BREAKING DOWN Trust Indenture
Bonds are issued to lenders or investors to raise money for a corporation or governmental body. To issue a bond, the issuer hires a third-party trustee, usually a bank or trust company, to represent the interests of its bond investors. The agreement entered into by the issuer and the trustee is referred to as the trust indenture.
A trust indenture is a legal and binding contract that is created to protect the interests of bondholders. The trustee’s name and contact information is included in the document, which highlights the terms and conditions that the issuer, lender, and trustee must adhere to during the life of the bond. The section on the trustee's role is important, as it gives a clear indication of how unforeseen incidents will be dealt with. For example, if a conflict of interest comes up involving the trustee's role as a fiduciary, in certain trust indentures, the issue must be resolved within 90 days, otherwise a new trustee will be hired.
A trust indenture also includes the characteristics of the bond, such as maturity date, face value, coupon rate, payment schedule, and purpose of the bond issue. One section of the trust indenture dictates the circumstances and processes surrounding a default. The indenture establishes a collective action mechanism under which creditors or bondholders can collect in a fair, orderly manner if default takes place. A bondholder should be aware of these situations because understanding the proper sequence of events will allow them to take the proper course of action if a default occurs.

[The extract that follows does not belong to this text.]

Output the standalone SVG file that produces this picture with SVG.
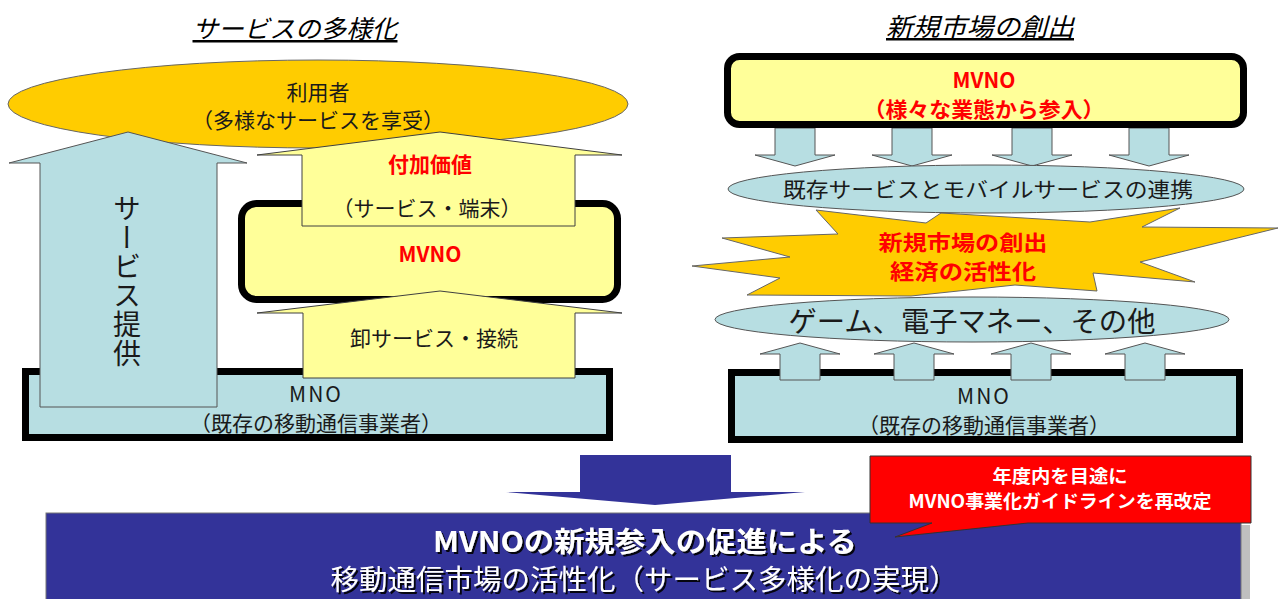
<svg xmlns="http://www.w3.org/2000/svg" width="1279" height="599" viewBox="0 0 1279 599">
<defs>
<style>
text{font-family:"Noto Sans CJK JP","Noto Sans",sans-serif;dominant-baseline:central;text-anchor:middle;fill:#1a1a1a}
.t{font-size:21px}
.title{font-size:25px;font-style:italic;text-decoration:underline;fill:#000}
.red{fill:#FF0000;font-weight:bold;font-size:21px}
.wh{fill:#ffffff}
.blue{fill:#B7DEE2;stroke:#555;stroke-width:1}
.yel{fill:#FFFF99;stroke:#404040;stroke-width:1}
.org{fill:#FFCC00;stroke:#666;stroke-width:1}
.thick{stroke:#000;stroke-width:7}
</style>
<filter id="sh" x="-5%" y="-20%" width="110%" height="140%">
<feDropShadow dx="2" dy="2" stdDeviation="0.6" flood-color="#000" flood-opacity="0.9"/>
</filter>
</defs>
<rect width="1279" height="599" fill="#ffffff"/>

<!-- Left side -->
<g id="title-left"><text class="title" x="295" y="27" textLength="205" lengthAdjust="spacingAndGlyphs">サービスの多様化</text></g>
<g id="mno-left">
<rect x="25.5" y="371.5" width="584" height="66" class="thick" fill="#B7DEE2"/>
<text class="t" x="316" y="393" letter-spacing="2">MNO</text>
<text class="t" x="316" y="422">（既存の移動通信事業者）</text>
</g>
<g id="user">
<ellipse cx="318" cy="104" rx="310" ry="44" class="org"/>
<text class="t" x="318" y="91" font-size="22">利用者</text>
<text class="t" x="318" y="119">（多様なサービスを享受）</text>
</g>
<g id="mvno-left">
<rect x="241.5" y="203.5" width="376" height="96" rx="15" class="thick" fill="#FFFF99"/>
</g>
<g id="connectors">
<path class="blue" d="M40,407 V163 H9 L128,132 L247,163 H217 V407 Z"/>
<path class="yel" d="M302,226 V155 H257 L440,132 L622,155 H575 V226 Z"/>
<path class="yel" d="M303,378 V313 H257 L440,291 L622,313 H575 V378 Z"/>
<g class="blue">
<path d="M775,128 H815 V155 H835 L795,166 L755,155 H775 Z"/>
<path d="M892,128 H932 V155 H952 L912,166 L872,155 H892 Z"/>
<path d="M1012,128 H1052 V155 H1072 L1032,166 L992,155 H1012 Z"/>
<path d="M1129,128 H1169 V155 H1189 L1149,166 L1109,155 H1129 Z"/>
</g>
<path fill="#333399" d="M580,455 H731 V492 H805 L655,505 L506,492 H580 Z"/>
</g>
<g id="service-label"><text x="127" y="281" font-size="28" style="writing-mode:vertical-rl" letter-spacing="1">サービス提供</text></g>
<g id="value-label">
<text class="red" x="430" y="163">付加価値</text>
<text class="t" x="427" y="207">（サービス・端末）</text>
</g>
<g id="mvno-left-label"><text class="red" x="430" y="253" font-size="22">MVNO</text></g>
<g id="wholesale-label"><text class="t" x="434" y="337" font-size="22">卸サービス・接続</text></g>

<!-- Right side -->
<g id="title-right"><text class="title" x="980" y="25" textLength="188" lengthAdjust="spacingAndGlyphs">新規市場の創出</text></g>
<g id="mvno-right">
<rect x="727.5" y="56.5" width="516" height="68" rx="12" class="thick" fill="#FFFF99"/>
<text class="red" x="984" y="79">MVNO</text>
<text class="red" x="984" y="108" textLength="241" lengthAdjust="spacingAndGlyphs">（様々な業態から参入）</text>
</g>
<g id="burst">
<polygon class="org" points="816,210 926,223 941,213 1090,222 1180,208 1142,227 1278,228 1140,262 1195,282 1093,273 1097,291 1015,285 911,296 747,295 780,278 692,266 790,257 722,238 838,234"/>
<text class="red" x="963" y="241" textLength="169" lengthAdjust="spacingAndGlyphs">新規市場の創出</text>
<text class="red" x="963" y="270" textLength="146" lengthAdjust="spacingAndGlyphs">経済の活性化</text>
</g>
<g id="link">
<ellipse cx="986" cy="189" rx="258" ry="24" class="blue" stroke="#666"/>
<text class="t" x="988" y="188" font-size="22" textLength="410" lengthAdjust="spacingAndGlyphs">既存サービスとモバイルサービスの連携</text>
</g>
<g id="apps">
<ellipse cx="972" cy="319.5" rx="257" ry="22.5" class="blue" stroke="#666"/>
<text x="972" y="320" font-size="28" textLength="367" lengthAdjust="spacingAndGlyphs">ゲーム、電子マネー、その他</text>
</g>
<g id="mno-right">
<rect x="731.5" y="372.5" width="508" height="67" class="thick" fill="#B7DEE2"/>
<text class="t" x="984" y="395" letter-spacing="2">MNO</text>
<text class="t" x="984" y="424">（既存の移動通信事業者）</text>
</g>
<g id="up-arrows" class="blue">
<path d="M780,380 V354 H760 L800,343 L840,354 H820 V380 Z"/>
<path d="M894,380 V354 H874 L914,343 L954,354 H934 V380 Z"/>
<path d="M1011,380 V354 H991 L1031,343 L1071,354 H1051 V380 Z"/>
<path d="M1125,380 V354 H1105 L1145,343 L1185,354 H1165 V380 Z"/>
</g>

<!-- Bottom -->
<g id="result">
<rect x="1241" y="525" width="9" height="80" fill="#BFBFBF"/>
<rect x="46" y="513" width="1195" height="95" fill="#333399" stroke="#777" stroke-width="1"/>
<text class="wh" x="645" y="540" font-size="28" font-weight="bold" textLength="424" lengthAdjust="spacingAndGlyphs" filter="url(#sh)">MVNOの新規参入の促進による</text>
<text class="wh" x="644" y="578" font-size="28" textLength="627" lengthAdjust="spacingAndGlyphs" filter="url(#sh)">移動通信市場の活性化（サービス多様化の実現）</text>
</g>
<g id="callout">
<polygon points="870,456 1251,456 1251,523 1028,523 895,537 932,523 870,523" fill="#FF0000" stroke="#333" stroke-width="1"/>
<text class="wh" x="1060" y="475" font-size="18" font-weight="bold" textLength="135" lengthAdjust="spacingAndGlyphs">年度内を目途に</text>
<text class="wh" x="1060" y="500" font-size="18" font-weight="bold" textLength="303" lengthAdjust="spacingAndGlyphs">MVNO事業化ガイドラインを再改定</text>
</g>
</svg>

Protective or restrictive covenants are highlighted in a trust indenture. For example, a trust indenture may indicate whether an issued bond is callable. If the issuer can “call” the bond, the indenture will include a call protection for the bondholder, which is the period during which the issuer cannot repurchase the bonds from the market. After the call protection period, the indenture may list the first call dates and any subsequent call dates that the issuer may exercise its right to call. The call premium, that is, the price that will be paid if the bond is repurchased by the issuer is also indicated on the trust indenture.

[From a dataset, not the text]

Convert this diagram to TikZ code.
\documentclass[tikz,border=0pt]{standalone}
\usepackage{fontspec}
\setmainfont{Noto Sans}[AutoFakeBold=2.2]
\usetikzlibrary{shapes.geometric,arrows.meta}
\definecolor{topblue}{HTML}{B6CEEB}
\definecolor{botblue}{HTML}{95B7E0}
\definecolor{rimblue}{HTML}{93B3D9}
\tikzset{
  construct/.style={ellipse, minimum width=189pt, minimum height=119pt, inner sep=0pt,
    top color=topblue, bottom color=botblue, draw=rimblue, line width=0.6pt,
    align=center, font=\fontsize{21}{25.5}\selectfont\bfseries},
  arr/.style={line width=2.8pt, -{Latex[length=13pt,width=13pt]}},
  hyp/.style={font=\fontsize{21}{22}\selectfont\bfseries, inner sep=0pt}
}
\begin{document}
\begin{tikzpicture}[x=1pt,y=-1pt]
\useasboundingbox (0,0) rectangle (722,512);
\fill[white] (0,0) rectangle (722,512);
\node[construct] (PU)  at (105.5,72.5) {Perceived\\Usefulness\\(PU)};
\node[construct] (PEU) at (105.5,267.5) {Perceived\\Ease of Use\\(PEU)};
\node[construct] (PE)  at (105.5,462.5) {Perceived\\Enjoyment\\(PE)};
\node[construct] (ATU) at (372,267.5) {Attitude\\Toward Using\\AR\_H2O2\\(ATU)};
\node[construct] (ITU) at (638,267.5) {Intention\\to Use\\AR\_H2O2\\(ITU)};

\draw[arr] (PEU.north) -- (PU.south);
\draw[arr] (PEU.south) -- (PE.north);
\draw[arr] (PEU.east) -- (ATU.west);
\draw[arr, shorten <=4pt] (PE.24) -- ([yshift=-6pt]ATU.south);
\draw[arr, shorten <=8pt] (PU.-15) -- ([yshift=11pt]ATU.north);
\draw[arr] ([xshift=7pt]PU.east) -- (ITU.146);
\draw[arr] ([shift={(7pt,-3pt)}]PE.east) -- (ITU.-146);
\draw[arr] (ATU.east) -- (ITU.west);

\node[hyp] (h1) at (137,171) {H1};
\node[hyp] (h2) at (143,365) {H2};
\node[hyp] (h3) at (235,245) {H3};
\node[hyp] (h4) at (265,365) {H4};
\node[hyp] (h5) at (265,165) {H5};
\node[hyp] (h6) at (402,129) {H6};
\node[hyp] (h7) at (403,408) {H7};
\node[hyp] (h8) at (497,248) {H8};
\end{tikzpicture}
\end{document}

Almost all indentures include subordination clauses that limit the amount of additional debt that the issuer can incur, and all subsequent debts are subordinated to prior debts. Without such restrictions, bondholders will be exposed to default risk if an issuer is allowed to issue unlimited amount of debt.
A copy of the indenture must be filed with the Securities and Exchange Commission (SEC) for corporate bonds with aggregate principal issues of at least $5 million. Corporate issues for less than $5 million, municipal bonds, and bonds issued by the government are not required to file trust indentures with the SEC. In fact, these exempted entities may choose to create a trust indenture to reassure prospective bond buyers, not to adhere to any federal law. In addition, trust indentures may not be included in every bond contract, given that some government bonds disclose similar information (the duties and rights of the issuer and bondholders) in a document called the bond resolution.